» Exercise brief
In the material below, find every line with "code" and pull it out.

» Task input
--- START ---

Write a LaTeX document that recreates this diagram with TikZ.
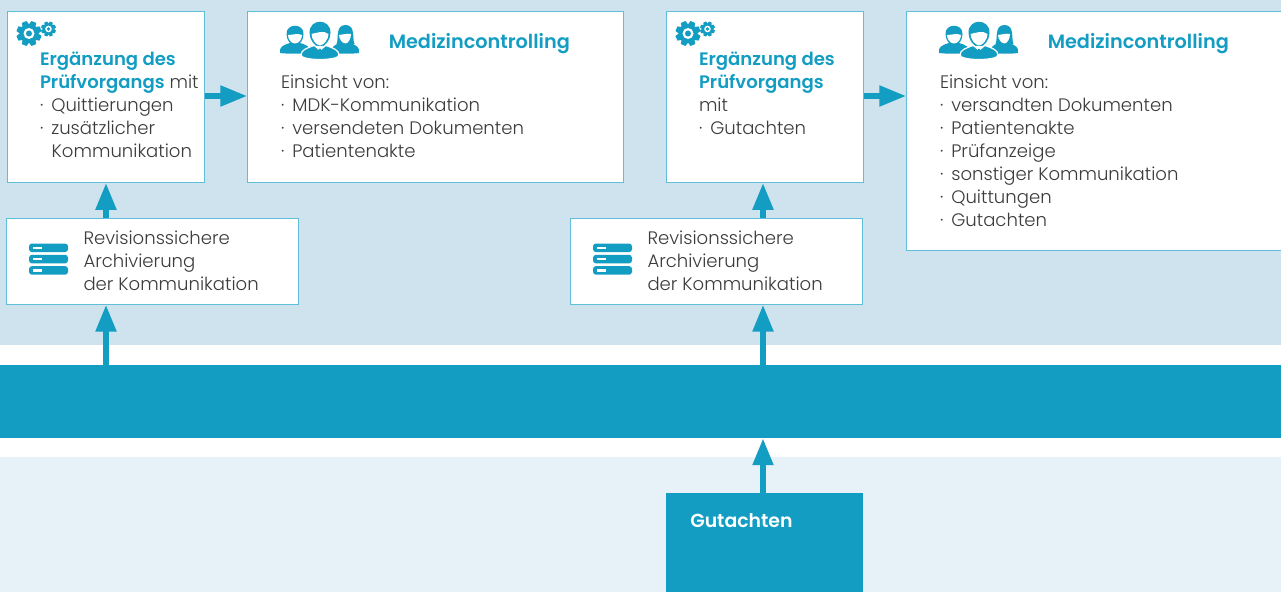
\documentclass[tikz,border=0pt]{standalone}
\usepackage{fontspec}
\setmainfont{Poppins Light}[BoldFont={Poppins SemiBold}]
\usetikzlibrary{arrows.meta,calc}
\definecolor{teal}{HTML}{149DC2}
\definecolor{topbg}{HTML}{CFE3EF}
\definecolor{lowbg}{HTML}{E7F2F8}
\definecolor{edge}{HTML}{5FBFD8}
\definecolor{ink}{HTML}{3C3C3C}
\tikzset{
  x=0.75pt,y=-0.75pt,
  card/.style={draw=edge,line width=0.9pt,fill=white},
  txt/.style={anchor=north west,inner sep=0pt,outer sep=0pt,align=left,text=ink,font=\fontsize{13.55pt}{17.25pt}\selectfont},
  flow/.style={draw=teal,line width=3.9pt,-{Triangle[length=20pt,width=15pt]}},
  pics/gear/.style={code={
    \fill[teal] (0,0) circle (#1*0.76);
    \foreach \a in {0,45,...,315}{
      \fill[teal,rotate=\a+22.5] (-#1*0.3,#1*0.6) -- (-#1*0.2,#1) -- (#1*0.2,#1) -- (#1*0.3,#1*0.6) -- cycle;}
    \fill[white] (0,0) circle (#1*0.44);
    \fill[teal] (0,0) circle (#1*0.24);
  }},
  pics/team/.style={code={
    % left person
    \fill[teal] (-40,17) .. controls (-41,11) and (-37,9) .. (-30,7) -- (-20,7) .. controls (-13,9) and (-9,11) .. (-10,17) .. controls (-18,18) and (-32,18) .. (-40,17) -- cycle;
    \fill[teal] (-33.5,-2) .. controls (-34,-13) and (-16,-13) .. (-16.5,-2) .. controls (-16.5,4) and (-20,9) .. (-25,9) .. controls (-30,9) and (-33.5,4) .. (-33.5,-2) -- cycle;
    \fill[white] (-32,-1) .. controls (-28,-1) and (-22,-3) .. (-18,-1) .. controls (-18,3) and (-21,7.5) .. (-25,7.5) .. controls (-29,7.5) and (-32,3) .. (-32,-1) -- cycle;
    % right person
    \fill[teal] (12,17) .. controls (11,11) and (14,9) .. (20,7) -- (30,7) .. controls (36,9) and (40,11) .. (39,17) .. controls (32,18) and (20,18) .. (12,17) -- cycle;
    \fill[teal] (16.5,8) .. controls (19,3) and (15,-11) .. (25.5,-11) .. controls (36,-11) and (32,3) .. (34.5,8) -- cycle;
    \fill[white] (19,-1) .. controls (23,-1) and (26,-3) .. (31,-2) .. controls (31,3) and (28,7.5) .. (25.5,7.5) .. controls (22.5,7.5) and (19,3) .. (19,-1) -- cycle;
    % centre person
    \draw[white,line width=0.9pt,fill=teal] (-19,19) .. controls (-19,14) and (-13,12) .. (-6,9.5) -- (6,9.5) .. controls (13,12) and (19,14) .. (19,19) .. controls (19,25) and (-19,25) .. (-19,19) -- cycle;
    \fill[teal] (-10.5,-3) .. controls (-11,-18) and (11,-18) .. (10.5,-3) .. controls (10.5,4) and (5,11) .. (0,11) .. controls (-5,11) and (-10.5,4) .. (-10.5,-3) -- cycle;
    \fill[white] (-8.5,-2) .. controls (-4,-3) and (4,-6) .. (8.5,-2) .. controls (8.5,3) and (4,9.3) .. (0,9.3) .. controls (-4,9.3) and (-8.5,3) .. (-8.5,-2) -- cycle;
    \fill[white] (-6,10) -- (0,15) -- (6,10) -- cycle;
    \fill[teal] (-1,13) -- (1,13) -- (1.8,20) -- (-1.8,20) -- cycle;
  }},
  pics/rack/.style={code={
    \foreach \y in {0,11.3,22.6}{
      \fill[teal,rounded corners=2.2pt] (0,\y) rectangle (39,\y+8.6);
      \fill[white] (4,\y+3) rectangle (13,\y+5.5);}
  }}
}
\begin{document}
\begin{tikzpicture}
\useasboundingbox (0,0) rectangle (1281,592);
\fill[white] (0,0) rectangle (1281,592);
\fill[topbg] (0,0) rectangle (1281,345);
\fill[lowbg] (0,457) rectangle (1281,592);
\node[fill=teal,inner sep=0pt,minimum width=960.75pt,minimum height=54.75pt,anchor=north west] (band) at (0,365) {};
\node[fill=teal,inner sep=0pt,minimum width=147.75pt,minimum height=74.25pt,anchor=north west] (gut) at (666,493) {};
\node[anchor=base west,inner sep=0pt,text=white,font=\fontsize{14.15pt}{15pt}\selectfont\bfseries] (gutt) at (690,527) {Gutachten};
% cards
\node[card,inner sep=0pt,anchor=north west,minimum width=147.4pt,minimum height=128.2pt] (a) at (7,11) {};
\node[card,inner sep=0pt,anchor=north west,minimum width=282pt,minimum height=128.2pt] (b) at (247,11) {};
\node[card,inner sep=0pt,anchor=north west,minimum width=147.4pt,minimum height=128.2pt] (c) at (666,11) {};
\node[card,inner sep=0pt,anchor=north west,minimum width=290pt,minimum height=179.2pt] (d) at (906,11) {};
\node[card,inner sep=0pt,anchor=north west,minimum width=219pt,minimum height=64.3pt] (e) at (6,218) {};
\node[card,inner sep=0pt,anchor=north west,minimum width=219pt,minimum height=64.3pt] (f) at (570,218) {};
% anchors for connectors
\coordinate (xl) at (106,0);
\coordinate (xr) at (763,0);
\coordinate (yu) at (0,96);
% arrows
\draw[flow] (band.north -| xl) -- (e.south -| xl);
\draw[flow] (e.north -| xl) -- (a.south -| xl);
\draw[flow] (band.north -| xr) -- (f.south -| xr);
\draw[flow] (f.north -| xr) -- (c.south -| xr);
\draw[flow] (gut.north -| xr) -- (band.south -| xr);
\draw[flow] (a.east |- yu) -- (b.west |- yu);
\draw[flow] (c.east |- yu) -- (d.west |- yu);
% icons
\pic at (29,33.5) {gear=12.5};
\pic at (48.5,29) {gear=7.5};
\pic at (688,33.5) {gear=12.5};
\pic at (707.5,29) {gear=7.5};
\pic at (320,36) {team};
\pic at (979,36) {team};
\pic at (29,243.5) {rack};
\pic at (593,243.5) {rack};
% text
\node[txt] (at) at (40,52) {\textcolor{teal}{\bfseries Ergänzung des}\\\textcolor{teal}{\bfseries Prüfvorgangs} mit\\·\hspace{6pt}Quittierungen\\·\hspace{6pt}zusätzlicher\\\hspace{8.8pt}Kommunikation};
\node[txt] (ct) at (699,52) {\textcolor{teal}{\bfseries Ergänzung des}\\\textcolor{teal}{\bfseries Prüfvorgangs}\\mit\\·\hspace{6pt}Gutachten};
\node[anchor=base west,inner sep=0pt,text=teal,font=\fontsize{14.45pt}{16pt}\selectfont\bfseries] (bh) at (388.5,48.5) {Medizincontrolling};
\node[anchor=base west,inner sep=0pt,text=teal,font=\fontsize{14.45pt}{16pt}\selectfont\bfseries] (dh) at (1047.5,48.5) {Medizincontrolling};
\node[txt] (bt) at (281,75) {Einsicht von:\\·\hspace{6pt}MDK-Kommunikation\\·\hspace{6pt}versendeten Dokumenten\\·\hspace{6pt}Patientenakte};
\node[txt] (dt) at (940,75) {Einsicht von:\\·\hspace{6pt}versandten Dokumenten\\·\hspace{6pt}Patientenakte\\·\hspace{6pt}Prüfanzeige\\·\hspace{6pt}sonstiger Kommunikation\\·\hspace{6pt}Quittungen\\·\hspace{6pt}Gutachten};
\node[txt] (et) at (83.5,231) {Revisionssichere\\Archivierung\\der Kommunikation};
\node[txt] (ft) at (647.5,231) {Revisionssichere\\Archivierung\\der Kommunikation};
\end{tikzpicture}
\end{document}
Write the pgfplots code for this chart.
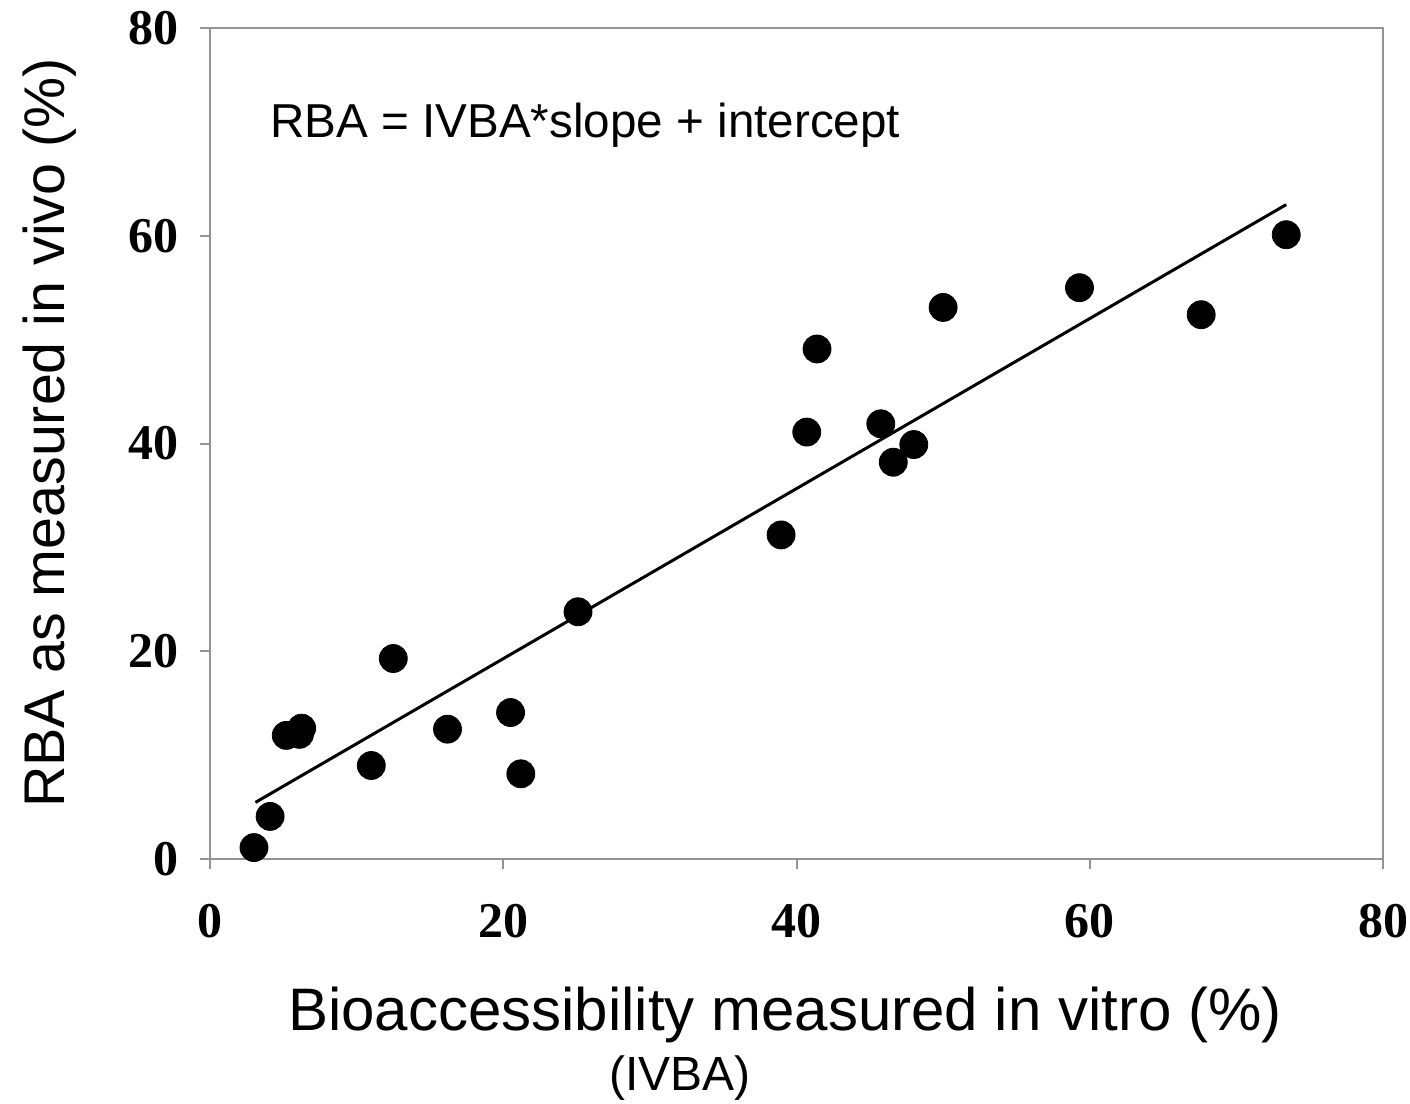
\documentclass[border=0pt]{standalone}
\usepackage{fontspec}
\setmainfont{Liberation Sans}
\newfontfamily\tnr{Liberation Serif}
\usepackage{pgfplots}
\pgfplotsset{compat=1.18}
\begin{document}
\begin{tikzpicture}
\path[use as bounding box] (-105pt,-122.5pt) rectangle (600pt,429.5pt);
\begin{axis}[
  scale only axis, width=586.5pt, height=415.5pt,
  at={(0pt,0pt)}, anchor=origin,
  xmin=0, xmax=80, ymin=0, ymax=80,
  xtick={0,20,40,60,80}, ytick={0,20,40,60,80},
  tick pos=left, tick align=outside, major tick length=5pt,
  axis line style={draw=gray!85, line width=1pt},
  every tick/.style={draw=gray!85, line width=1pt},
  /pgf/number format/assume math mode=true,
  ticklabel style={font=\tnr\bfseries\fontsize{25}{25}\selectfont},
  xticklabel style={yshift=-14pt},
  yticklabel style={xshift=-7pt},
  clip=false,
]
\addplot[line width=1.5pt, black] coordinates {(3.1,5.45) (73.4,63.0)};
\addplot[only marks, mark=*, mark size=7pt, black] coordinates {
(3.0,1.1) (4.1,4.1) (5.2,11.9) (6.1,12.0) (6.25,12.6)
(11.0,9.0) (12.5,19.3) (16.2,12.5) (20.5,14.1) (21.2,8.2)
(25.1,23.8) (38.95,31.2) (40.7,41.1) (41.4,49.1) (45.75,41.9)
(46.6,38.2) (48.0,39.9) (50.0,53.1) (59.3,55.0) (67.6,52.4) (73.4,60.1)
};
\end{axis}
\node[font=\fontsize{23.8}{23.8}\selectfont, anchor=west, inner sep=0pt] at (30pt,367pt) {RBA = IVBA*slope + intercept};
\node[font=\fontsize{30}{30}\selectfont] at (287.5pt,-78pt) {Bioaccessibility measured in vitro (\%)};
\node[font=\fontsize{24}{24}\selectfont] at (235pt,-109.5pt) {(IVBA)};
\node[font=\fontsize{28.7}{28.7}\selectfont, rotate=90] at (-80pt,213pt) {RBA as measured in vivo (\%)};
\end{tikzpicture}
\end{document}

--- END ---

» Full solution
  pics/gear/.style={code={
  pics/team/.style={code={
  pics/rack/.style={code={
Write the pgfplots code for this chart.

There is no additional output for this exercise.